## begin Data

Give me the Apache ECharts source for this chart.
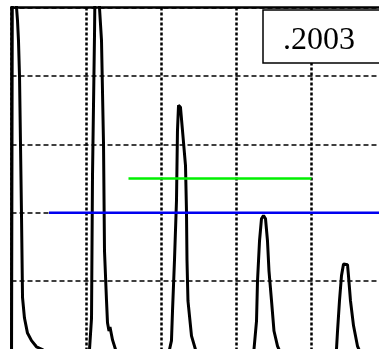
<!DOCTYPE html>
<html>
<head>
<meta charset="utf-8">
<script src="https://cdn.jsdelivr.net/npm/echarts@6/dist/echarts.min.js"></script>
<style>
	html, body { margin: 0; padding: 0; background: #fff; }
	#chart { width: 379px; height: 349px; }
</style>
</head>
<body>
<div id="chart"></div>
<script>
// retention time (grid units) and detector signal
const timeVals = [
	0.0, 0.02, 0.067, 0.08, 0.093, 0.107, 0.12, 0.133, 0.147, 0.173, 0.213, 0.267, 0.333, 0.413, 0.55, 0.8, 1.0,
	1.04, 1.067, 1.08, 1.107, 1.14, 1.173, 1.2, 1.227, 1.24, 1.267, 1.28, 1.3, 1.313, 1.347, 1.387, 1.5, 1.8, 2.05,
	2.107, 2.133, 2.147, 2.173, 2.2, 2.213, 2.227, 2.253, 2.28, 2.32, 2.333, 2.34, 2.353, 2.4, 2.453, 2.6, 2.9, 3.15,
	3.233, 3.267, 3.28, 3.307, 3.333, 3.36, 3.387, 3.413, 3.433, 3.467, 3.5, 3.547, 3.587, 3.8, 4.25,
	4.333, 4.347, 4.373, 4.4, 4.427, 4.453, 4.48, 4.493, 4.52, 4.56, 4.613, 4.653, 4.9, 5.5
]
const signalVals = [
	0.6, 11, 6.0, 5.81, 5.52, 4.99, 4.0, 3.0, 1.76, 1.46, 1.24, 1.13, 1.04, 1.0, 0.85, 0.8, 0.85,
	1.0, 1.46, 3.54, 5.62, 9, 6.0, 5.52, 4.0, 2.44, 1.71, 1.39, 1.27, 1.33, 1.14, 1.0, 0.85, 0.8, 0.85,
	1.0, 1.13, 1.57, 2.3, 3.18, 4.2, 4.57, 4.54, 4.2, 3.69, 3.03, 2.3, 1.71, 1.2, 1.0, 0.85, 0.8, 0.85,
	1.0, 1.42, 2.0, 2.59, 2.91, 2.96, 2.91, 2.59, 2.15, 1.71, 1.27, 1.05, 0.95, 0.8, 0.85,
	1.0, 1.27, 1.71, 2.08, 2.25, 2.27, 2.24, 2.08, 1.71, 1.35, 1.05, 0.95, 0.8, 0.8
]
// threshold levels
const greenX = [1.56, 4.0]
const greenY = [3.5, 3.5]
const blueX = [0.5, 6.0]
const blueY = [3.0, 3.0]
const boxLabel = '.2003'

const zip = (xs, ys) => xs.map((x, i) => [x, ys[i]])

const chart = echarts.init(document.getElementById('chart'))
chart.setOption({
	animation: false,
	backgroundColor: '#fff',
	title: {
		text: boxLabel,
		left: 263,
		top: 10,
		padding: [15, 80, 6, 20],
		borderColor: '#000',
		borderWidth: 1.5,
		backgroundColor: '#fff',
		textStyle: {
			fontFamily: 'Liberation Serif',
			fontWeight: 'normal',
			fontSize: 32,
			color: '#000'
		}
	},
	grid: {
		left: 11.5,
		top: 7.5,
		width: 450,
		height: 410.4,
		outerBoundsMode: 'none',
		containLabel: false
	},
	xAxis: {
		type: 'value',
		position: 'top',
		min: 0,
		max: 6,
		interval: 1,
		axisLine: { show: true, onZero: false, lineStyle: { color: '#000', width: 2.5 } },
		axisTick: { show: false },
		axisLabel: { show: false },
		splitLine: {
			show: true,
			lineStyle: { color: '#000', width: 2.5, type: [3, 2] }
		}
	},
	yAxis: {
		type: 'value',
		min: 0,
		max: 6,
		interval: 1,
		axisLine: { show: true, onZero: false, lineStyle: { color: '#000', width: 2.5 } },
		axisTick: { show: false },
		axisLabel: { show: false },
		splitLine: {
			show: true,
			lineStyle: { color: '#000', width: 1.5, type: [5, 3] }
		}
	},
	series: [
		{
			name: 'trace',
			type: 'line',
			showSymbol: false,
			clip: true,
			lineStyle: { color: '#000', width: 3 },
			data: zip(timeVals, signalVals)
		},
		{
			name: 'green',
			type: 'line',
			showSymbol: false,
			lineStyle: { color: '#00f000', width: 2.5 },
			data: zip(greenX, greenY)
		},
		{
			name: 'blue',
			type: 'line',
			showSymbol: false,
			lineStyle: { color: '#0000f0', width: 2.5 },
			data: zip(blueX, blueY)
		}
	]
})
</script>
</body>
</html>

## end Data

_Directive_.
Exactly reproduce the run of lines from the start of the listing through the line with "const zip = (xs, ys)", inclusive; pictures are not copied.

_Result below_.
Give me the Apache ECharts source for this chart.
<!DOCTYPE html>
<html>
<head>
<meta charset="utf-8">
<script src="https://cdn.jsdelivr.net/npm/echarts@6/dist/echarts.min.js"></script>
<style>
	html, body { margin: 0; padding: 0; background: #fff; }
	#chart { width: 379px; height: 349px; }
</style>
</head>
<body>
<div id="chart"></div>
<script>
// retention time (grid units) and detector signal
const timeVals = [
	0.0, 0.02, 0.067, 0.08, 0.093, 0.107, 0.12, 0.133, 0.147, 0.173, 0.213, 0.267, 0.333, 0.413, 0.55, 0.8, 1.0,
	1.04, 1.067, 1.08, 1.107, 1.14, 1.173, 1.2, 1.227, 1.24, 1.267, 1.28, 1.3, 1.313, 1.347, 1.387, 1.5, 1.8, 2.05,
	2.107, 2.133, 2.147, 2.173, 2.2, 2.213, 2.227, 2.253, 2.28, 2.32, 2.333, 2.34, 2.353, 2.4, 2.453, 2.6, 2.9, 3.15,
	3.233, 3.267, 3.28, 3.307, 3.333, 3.36, 3.387, 3.413, 3.433, 3.467, 3.5, 3.547, 3.587, 3.8, 4.25,
	4.333, 4.347, 4.373, 4.4, 4.427, 4.453, 4.48, 4.493, 4.52, 4.56, 4.613, 4.653, 4.9, 5.5
]
const signalVals = [
	0.6, 11, 6.0, 5.81, 5.52, 4.99, 4.0, 3.0, 1.76, 1.46, 1.24, 1.13, 1.04, 1.0, 0.85, 0.8, 0.85,
	1.0, 1.46, 3.54, 5.62, 9, 6.0, 5.52, 4.0, 2.44, 1.71, 1.39, 1.27, 1.33, 1.14, 1.0, 0.85, 0.8, 0.85,
	1.0, 1.13, 1.57, 2.3, 3.18, 4.2, 4.57, 4.54, 4.2, 3.69, 3.03, 2.3, 1.71, 1.2, 1.0, 0.85, 0.8, 0.85,
	1.0, 1.42, 2.0, 2.59, 2.91, 2.96, 2.91, 2.59, 2.15, 1.71, 1.27, 1.05, 0.95, 0.8, 0.85,
	1.0, 1.27, 1.71, 2.08, 2.25, 2.27, 2.24, 2.08, 1.71, 1.35, 1.05, 0.95, 0.8, 0.8
]
// threshold levels
const greenX = [1.56, 4.0]
const greenY = [3.5, 3.5]
const blueX = [0.5, 6.0]
const blueY = [3.0, 3.0]
const boxLabel = '.2003'

const zip = (xs, ys) => xs.map((x, i) => [x, ys[i]])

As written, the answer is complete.